On June 18, 2019, the Company entered into a five-year senior secured asset-backed credit facility (the “ABL Credit Facility”) which provides for non-amortizing revolving loans in an aggregate principal amount of up to $300 million, subject to a borrowing base comprised of, among other things, inventory and sales receivables (subject to certain reserves). The ABL Credit Facility provides the right to request incremental commitments and add incremental asset-based revolving loan facilities in an aggregate principal amount of up to $100 million, subject to customary conditions.

Borrowings under the ABL Credit Facility bear interest at a rate per annum equal to an applicable margin, plus, at the Company’s option, either a base rate or a LIBOR rate. The applicable margin is generally determined based on the average excess liquidity during the immediately preceding fiscal quarter as a percentage of the maximum borrowing amount under the ABL Credit Facility, and is between 0.25% and 0.75% for base rate loans and between 1.25% and 1.75% for LIBOR loans. The Company is also required to a pay commitment fee of between 0.25% and 0.375% with respect to the undrawn portion of the commitments, which is generally based on average daily usage of the facility.

All obligations under the ABL Credit Facility are guaranteed on a senior secured first-lien basis by the Company’s wholly-owned domestic subsidiaries, subject to certain exceptions, and secured, subject to permitted liens and other exceptions, by a perfected first-priority security interest in substantially all of the Company’s and its wholly-owned domestic subsidiaries’ assets.

The ABL Credit Facility contains a number of covenants that, among other things, restrict the Company’s and its restricted subsidiaries’ ability to:

incur or guarantee additional debt and issue certain equity securities;
make certain investments and acquisitions;
make certain restricted payments and payments of certain indebtedness;
incur certain liens or permit them to exist;
enter into certain types of transactions with affiliates;
merge or consolidate with another company; and
transfer, sell or otherwise dispose of assets.

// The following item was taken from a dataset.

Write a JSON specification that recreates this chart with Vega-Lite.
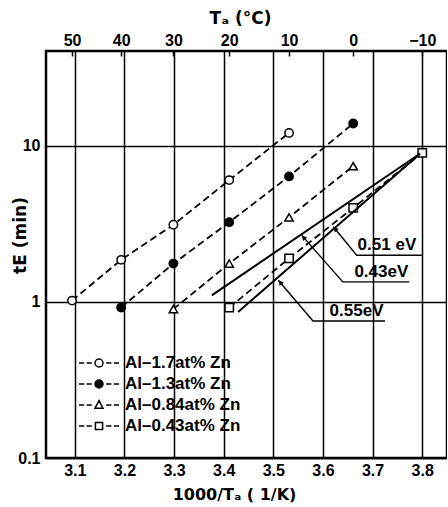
{
  "$schema": "https://vega.github.io/schema/vega-lite/v6.json",
  "width": 401,
  "height": 407,
  "autosize": {"type": "none"},
  "padding": {"left": 46, "top": 51, "right": 0, "bottom": 49},
  "background": "white",
  "config": {
    "view": {"stroke": "black", "strokeWidth": 2.5},
    "font": "Liberation Sans",
    "axis": {
      "labelFont": "Liberation Sans",
      "labelFontSize": 16,
      "labelFontWeight": "bold",
      "labelColor": "black",
      "titleFont": "DejaVu Sans",
      "titleFontSize": 15,
      "titleFontWeight": "bold",
      "titleColor": "black",
      "domain": false,
      "ticks": false,
      "gridColor": "black",
      "gridOpacity": 1,
      "gridWidth": 1.5
    },
    "legend": {
      "labelFont": "Liberation Sans",
      "labelFontSize": 17,
      "labelFontWeight": "bold",
      "labelColor": "black",
      "symbolSize": 256,
      "symbolStrokeWidth": 1.5,
      "symbolStrokeColor": "black",
      "symbolOpacity": 1,
      "labelOffset": 17,
      "rowPadding": 4,
      "padding": 0
    }
  },
  "datasets": {
    "series": [
      {"alloy": "Al–1.7at% Zn", "x": 3.0945, "y": 1.02},
      {"alloy": "Al–1.7at% Zn", "x": 3.1934, "y": 1.86},
      {"alloy": "Al–1.7at% Zn", "x": 3.2987, "y": 3.12},
      {"alloy": "Al–1.7at% Zn", "x": 3.4112, "y": 6.03},
      {"alloy": "Al–1.7at% Zn", "x": 3.5317, "y": 12.1},
      {"alloy": "Al–1.3at% Zn", "x": 3.1934, "y": 0.92},
      {"alloy": "Al–1.3at% Zn", "x": 3.2987, "y": 1.76},
      {"alloy": "Al–1.3at% Zn", "x": 3.4112, "y": 3.24},
      {"alloy": "Al–1.3at% Zn", "x": 3.5317, "y": 6.37},
      {"alloy": "Al–1.3at% Zn", "x": 3.661, "y": 13.9},
      {"alloy": "Al–0.84at% Zn", "x": 3.2987, "y": 0.9},
      {"alloy": "Al–0.84at% Zn", "x": 3.4112, "y": 1.76},
      {"alloy": "Al–0.84at% Zn", "x": 3.5317, "y": 3.48},
      {"alloy": "Al–0.84at% Zn", "x": 3.661, "y": 7.41},
      {"alloy": "Al–0.43at% Zn", "x": 3.4112, "y": 0.92},
      {"alloy": "Al–0.43at% Zn", "x": 3.5317, "y": 1.9},
      {"alloy": "Al–0.43at% Zn", "x": 3.661, "y": 4.0},
      {"alloy": "Al–0.43at% Zn", "x": 3.8001, "y": 9.02}
    ],
    "fits": [
      {"fit": "0.43eV", "x": 3.376, "y": 1.1},
      {"fit": "0.43eV", "x": 3.796, "y": 8.93},
      {"fit": "0.55eV", "x": 3.429, "y": 0.863},
      {"fit": "0.55eV", "x": 3.794, "y": 8.8}
    ],
    "leaders": [
      {"label": "0.51 eV", "o": 1, "x": 3.621, "y": 3.03},
      {"label": "0.51 eV", "o": 2, "x": 3.668, "y": 1.99},
      {"label": "0.51 eV", "o": 3, "x": 3.799, "y": 1.99},
      {"label": "0.43eV", "o": 1, "x": 3.557, "y": 2.677},
      {"label": "0.43eV", "o": 2, "x": 3.64, "y": 1.344},
      {"label": "0.43eV", "o": 3, "x": 3.774, "y": 1.344},
      {"label": "0.55eV", "o": 1, "x": 3.51, "y": 1.378},
      {"label": "0.55eV", "o": 2, "x": 3.58, "y": 0.755},
      {"label": "0.55eV", "o": 3, "x": 3.725, "y": 0.755}
    ],
    "arrows": [
      {"label": "0.51 eV", "x": 3.625, "y": 2.93},
      {"label": "0.43eV", "x": 3.561, "y": 2.59},
      {"label": "0.55eV", "x": 3.514, "y": 1.335}
    ],
    "labels": [
      {"label": "0.51 eV", "x": 3.788, "y": 1.99},
      {"label": "0.43eV", "x": 3.772, "y": 1.344},
      {"label": "0.55eV", "x": 3.722, "y": 0.755}
    ]
  },
  "encoding": {
    "y": {
      "field": "y",
      "type": "quantitative",
      "scale": {"type": "log", "domain": [0.1, 40.5], "nice": false},
      "axis": {
        "values": [0.1, 1, 10],
        "format": "~g",
        "grid": true,
        "labelPadding": 6,
        "title": "tE (min)",
        "titleFontSize": 17,
        "titleX": -26,
        "titleY": 184,
        "titleAngle": 270,
        "titleBaseline": "middle",
        "titleAlign": "center"
      }
    }
  },
  "resolve": {"axis": {"x": "independent"}, "scale": {"shape": "independent", "fill": "independent"}, "legend": {"shape": "independent", "fill": "independent"}},
  "layer": [
    {
      "data": {"name": "series"},
      "mark": {"type": "line", "strokeDash": [7, 4], "strokeWidth": 1.8, "color": "black"},
      "encoding": {
        "x": {
          "field": "x",
          "type": "quantitative",
          "scale": {"domain": [3.042, 3.85], "nice": false, "zero": false},
          "axis": {
            "orient": "bottom",
            "values": [3.1, 3.2, 3.3, 3.4, 3.5, 3.6, 3.7, 3.8],
            "format": ".1f",
            "grid": true,
            "labelPadding": 4,
            "title": "1000/Tₐ ( 1/K)",
            "titleFontSize": 16,
            "titleX": 188,
            "titleY": 36,
            "titleBaseline": "middle"
          }
        },
        "detail": {"field": "alloy"}
      }
    },
    {
      "data": {"name": "series"},
      "mark": {"type": "point", "stroke": "black", "strokeWidth": 1.5, "size": 70, "opacity": 1},
      "encoding": {
        "x": {"field": "x", "type": "quantitative", "axis": null},
        "shape": {
          "field": "alloy",
          "type": "nominal",
          "scale": {
            "domain": ["Al–1.7at% Zn", "Al–1.3at% Zn", "Al–0.84at% Zn", "Al–0.43at% Zn"],
            "range": ["circle", "circle", "triangle-up", "square"]
          },
          "legend": null
        },
        "fill": {
          "field": "alloy",
          "type": "nominal",
          "scale": {
            "domain": ["Al–1.7at% Zn", "Al–1.3at% Zn", "Al–0.84at% Zn", "Al–0.43at% Zn"],
            "range": ["white", "black", "white", "white"]
          },
          "legend": null
        }
      }
    },
    {
      "data": {"name": "series"},
      "mark": {"type": "point", "clip": true, "stroke": "black", "strokeWidth": 1.5, "opacity": 1},
      "encoding": {
        "x": {"field": "x", "type": "quantitative", "axis": null},
        "y": {"datum": 1000, "type": "quantitative"},
        "shape": {
          "field": "alloy",
          "type": "nominal",
          "scale": {
            "domain": ["Al–1.7at% Zn", "Al–1.3at% Zn", "Al–0.84at% Zn", "Al–0.43at% Zn"],
            "range": [
              "M-2.5,0H-1.85M-1.55,0H-0.9M0.9,0H1.55M1.85,0H2.5M0.5,0A0.5,0.5 0 1,1 -0.5,0A0.5,0.5 0 1,1 0.5,0Z",
              "M-2.5,0H-1.85M-1.55,0H-0.9M0.9,0H1.55M1.85,0H2.5M0.5,0A0.5,0.5 0 1,1 -0.5,0A0.5,0.5 0 1,1 0.5,0Z",
              "M-2.5,0H-1.85M-1.55,0H-0.9M0.9,0H1.55M1.85,0H2.5M0,-0.55L0.5,0.4L-0.5,0.4Z",
              "M-2.5,0H-1.85M-1.55,0H-0.9M0.9,0H1.55M1.85,0H2.5M-0.45,-0.45H0.45V0.45H-0.45Z"
            ]
          },
          "legend": {
            "title": null,
            "orient": "none",
            "legendX": 44,
            "legendY": 303,
            "encode": {
              "symbols": {
                "update": {
                  "stroke": {"value": "black"},
                  "strokeWidth": {"value": 1.5},
                  "opacity": {"value": 1},
                  "strokeOpacity": {"value": 1}
                }
              }
            }
          }
        },
        "fill": {
          "field": "alloy",
          "type": "nominal",
          "scale": {
            "domain": ["Al–1.7at% Zn", "Al–1.3at% Zn", "Al–0.84at% Zn", "Al–0.43at% Zn"],
            "range": ["white", "black", "white", "white"]
          },
          "legend": {
            "title": null,
            "orient": "none",
            "legendX": 44,
            "legendY": 303,
            "encode": {
              "symbols": {
                "update": {
                  "stroke": {"value": "black"},
                  "strokeWidth": {"value": 1.5},
                  "opacity": {"value": 1},
                  "strokeOpacity": {"value": 1}
                }
              }
            }
          }
        }
      }
    },
    {
      "data": {"name": "fits"},
      "mark": {"type": "line", "strokeWidth": 2, "color": "black"},
      "encoding": {
        "x": {"field": "x", "type": "quantitative", "axis": null},
        "detail": {"field": "fit"}
      }
    },
    {
      "data": {"name": "leaders"},
      "mark": {"type": "line", "strokeWidth": 1.4, "color": "black"},
      "encoding": {
        "x": {"field": "x", "type": "quantitative", "axis": null},
        "detail": {"field": "label"},
        "order": {"field": "o"}
      }
    },
    {
      "data": {"name": "arrows"},
      "mark": {"type": "point", "shape": "triangle-up", "size": 30, "angle": 320, "filled": true, "color": "black", "opacity": 1},
      "encoding": {
        "x": {"field": "x", "type": "quantitative", "axis": null}
      }
    },
    {
      "data": {"name": "labels"},
      "mark": {"type": "text", "align": "right", "baseline": "bottom", "dy": -1, "font": "Liberation Sans", "fontSize": 17, "fontWeight": "bold", "color": "black"},
      "encoding": {
        "x": {"field": "x", "type": "quantitative", "axis": null},
        "text": {"field": "label"}
      }
    },
    {
      "data": {"name": "series"},
      "mark": {"type": "point", "opacity": 0},
      "encoding": {
        "x": {
          "field": "x",
          "type": "quantitative",
          "axis": {
            "orient": "top",
            "values": [3.0945, 3.1934, 3.2987, 3.4112, 3.5317, 3.661, 3.8001],
            "labelExpr": "format(1000 / datum.value - 273.15, '.0f')",
            "grid": false,
            "ticks": true,
            "tickSize": -5,
            "tickWidth": 1.5,
            "tickColor": "black",
            "labelPadding": 8,
            "title": "Tₐ (°C)",
            "titleFontSize": 17,
            "titleX": 194,
            "titleY": -33,
            "titleBaseline": "middle"
          }
        }
      }
    }
  ]
}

Each of these restrictions is subject to various exceptions.
In addition, the ABL Credit Facility requires the Company to maintain a minimum fixed charge coverage ratio of 1.0:1.0 if excess availability under the facility is less than the greater of 10% of the maximum borrowing amount and $30.0 million for a certain period of time. The ABL Credit Facility also contains certain customary affirmative covenants and events of default for facilities of this type, including an event of default upon a change in control. As of February 2, 2020, the Company had no outstanding borrowings under the ABL Credit Facility.